Compatriota de autores que cultivaron con asiduidad el bodegón, el pintor holandés Kenne Gregoire realiza una revisión del género desde supuestos que se alejan de los cánones clásicos. Gregoire es autor de naturalezas muertas en las que se conjuga un extraordinario realismo con un toque de inquietante irrealidad. En la que encabeza estas líneas, lleva a su extremo la pericia técnica en la captación de las texturas: la cerámica, el metal, el cristal en sus distintos grados de transparencia, la madera desgastada y llena de grietas. Es difícil ir más allá en la imitación fiel del mundo material. Y, sin embargo, este cuadro está en las antípodas del realismo fotográfico. El intenso contraste entre los dos colores complementarios, rojo y verde, así como la peculiar perspectiva que sitúa al espectador en una posición elevada pero que le permite simultáneamente ver el lateral de los objetos, crean una imagen singular, llena de sugerencias. El detalle de las flores que se deshojan sobre la mesa proporciona un toque delicado y decadente. Estos sencillos utensilios están llenos de alma. Como en todas las grandes naturalezas muertas, lo único muerto es el título. 

(Los cuadros de noviembre. 2013)

Partiendo del bodegón, género clásico por antonomasia, se puede llegar a interpretaciones tan mágicas y personales como las del pintor asturiano contemporáneo Carlos Sierra. Sus cuadros se estructuran a partir de un núcleo que recrea fielmente la realidad. En el que encabeza estas líneas, dicha función la realiza el lienzo representado en la zona central, en el que frutos variados se plasman con detalle y nitidez, en la más pura tradición de la naturaleza muerta. El artista parece reproducir una de sus propias obras en esta “pintura de pinturas” para después liberar su fantasía en torno a ella: las aves, criaturas libres donde las haya, rodean esta creación estática, acuden en bandada, se posan en sus nidos o dejan caer misteriosas plumas cuya procedencia se nos oculta. Este mundo lleno de lirismo está resuelto con tonos amarillos que son una explosión de colorido, un triunfo de la emotividad y la vida. Las naturalezas muertas de Carlos Sierra contienen en su denominación una evidente paradoja; son un torbellino de sensaciones y movimiento, una instantánea captura del vuelo de la imaginación.

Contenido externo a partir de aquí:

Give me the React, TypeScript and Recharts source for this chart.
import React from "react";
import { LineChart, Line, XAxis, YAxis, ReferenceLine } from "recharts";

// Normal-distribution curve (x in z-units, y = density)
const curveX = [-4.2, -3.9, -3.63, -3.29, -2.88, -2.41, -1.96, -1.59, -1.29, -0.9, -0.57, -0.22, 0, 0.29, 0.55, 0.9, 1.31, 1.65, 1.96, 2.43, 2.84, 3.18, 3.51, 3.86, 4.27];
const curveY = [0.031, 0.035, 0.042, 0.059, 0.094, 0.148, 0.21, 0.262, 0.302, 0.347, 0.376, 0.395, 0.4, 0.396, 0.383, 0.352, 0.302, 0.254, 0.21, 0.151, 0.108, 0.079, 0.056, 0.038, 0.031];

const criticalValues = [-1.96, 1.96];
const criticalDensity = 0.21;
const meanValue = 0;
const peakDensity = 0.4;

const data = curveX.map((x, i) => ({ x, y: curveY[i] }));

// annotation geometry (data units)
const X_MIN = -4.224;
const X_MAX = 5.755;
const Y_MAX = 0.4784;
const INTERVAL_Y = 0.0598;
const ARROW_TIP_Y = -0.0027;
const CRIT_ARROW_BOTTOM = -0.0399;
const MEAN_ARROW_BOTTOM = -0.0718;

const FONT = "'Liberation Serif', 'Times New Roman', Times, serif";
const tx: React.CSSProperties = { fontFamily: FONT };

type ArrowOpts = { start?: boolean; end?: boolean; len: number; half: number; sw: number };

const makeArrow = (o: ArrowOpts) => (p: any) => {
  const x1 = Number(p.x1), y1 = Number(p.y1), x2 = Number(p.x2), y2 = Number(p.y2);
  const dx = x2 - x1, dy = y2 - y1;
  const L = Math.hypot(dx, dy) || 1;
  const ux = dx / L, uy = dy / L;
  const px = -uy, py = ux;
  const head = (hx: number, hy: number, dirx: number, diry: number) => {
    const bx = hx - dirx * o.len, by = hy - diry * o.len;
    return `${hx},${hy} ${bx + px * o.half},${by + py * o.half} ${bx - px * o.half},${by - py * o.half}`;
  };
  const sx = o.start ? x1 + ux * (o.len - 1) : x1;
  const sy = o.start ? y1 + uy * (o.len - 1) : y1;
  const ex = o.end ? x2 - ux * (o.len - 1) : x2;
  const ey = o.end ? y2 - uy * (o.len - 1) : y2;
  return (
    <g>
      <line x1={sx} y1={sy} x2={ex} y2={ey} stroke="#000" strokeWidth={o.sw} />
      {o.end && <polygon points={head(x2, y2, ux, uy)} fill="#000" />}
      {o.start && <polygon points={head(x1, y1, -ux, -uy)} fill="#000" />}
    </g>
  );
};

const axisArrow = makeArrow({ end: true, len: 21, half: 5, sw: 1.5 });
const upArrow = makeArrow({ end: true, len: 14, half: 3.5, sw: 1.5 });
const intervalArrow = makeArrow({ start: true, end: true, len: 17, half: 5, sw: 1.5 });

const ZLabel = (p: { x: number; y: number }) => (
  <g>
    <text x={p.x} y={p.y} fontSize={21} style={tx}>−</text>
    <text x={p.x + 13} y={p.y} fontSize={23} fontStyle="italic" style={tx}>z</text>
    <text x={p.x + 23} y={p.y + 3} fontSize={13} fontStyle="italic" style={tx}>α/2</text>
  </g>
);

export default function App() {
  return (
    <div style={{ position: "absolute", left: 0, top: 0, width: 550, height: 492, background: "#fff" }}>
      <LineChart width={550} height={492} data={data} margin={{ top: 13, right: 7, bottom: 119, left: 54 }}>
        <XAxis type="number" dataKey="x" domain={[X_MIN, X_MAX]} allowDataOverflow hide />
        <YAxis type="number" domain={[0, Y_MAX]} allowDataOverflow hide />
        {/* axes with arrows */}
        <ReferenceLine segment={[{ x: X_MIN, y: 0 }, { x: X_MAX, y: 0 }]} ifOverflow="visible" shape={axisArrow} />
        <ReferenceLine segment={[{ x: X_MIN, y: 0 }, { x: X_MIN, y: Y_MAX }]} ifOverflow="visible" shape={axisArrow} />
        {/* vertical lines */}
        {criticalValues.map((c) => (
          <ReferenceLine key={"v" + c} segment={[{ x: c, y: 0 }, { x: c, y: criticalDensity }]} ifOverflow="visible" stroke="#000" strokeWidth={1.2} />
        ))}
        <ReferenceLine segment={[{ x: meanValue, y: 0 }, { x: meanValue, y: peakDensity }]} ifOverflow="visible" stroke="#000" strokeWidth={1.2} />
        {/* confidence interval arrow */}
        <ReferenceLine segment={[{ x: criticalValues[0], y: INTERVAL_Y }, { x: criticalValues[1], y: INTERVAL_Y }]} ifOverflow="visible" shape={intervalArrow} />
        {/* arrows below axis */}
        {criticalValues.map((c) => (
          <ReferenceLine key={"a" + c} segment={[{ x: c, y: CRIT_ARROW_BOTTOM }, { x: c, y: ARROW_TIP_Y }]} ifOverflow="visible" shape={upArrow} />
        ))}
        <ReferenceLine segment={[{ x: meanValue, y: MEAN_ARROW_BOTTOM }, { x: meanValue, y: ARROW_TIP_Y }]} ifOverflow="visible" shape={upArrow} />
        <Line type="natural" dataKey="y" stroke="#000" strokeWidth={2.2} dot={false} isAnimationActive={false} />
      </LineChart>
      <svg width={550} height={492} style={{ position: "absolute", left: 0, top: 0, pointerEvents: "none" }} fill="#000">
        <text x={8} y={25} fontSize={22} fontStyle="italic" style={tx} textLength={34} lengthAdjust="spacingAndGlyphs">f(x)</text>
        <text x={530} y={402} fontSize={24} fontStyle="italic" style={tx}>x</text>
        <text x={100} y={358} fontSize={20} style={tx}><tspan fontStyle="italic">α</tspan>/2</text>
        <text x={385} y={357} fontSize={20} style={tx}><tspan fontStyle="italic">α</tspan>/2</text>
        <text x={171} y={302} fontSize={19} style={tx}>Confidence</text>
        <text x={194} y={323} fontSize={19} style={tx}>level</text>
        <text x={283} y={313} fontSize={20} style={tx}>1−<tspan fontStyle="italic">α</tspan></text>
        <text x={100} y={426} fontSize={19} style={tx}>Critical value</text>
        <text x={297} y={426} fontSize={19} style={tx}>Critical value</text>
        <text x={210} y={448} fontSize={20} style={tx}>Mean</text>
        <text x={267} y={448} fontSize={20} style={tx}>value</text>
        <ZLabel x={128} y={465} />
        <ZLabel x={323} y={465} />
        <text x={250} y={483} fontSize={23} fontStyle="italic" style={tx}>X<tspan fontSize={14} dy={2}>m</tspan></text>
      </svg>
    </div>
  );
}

(Los cuadros de diciembre. 2016)

Limpieza, elegancia y reducción a lo esencial son los rasgos definitorios del estilo de Marta Gómez de la Serna, pintora nacida en Madrid en 1953. Este Bodegón con uvas es una buena muestra de ello. No me detendré a insistir una vez más ―van ya unas cuantas― en la fascinación que ejerce sobre mí el color blanco en la pintura; sólo diré que este cuadro simple y delicado es un nuevo ejemplo de esta inclinación mía. Una pared dotada por el tiempo de un sinfín de matices, un plato blanco y dos racimos de uvas son los elementos mínimos sobre los cuales la autora ha construido su obra. Parece difícil atraer la mirada del espectador utilizando una mayor economía de medios. Este bodegón posee la simpleza y la gravedad de las piezas clásicas; se me ocurre que podría haber adornado durante siglos los muros de una villa romana. Frente a una realidad sobrecargada de estímulos, la pintora ha operado por reducción, ha dejado fuera estridencias y contrastes, ha dado la espalda a los fáciles efectismos. La imagino más borrando que pintando, eliminando la torpe y abigarrada maraña que nos envuelve hasta llegar a la más delicada esencialidad. Como un músico hábil que conoce el arte de manejar los silencios. Como un buen poeta, que pule y pule sus escritos hasta dejar fuera de ellos todo aquello que no es realmente poesía.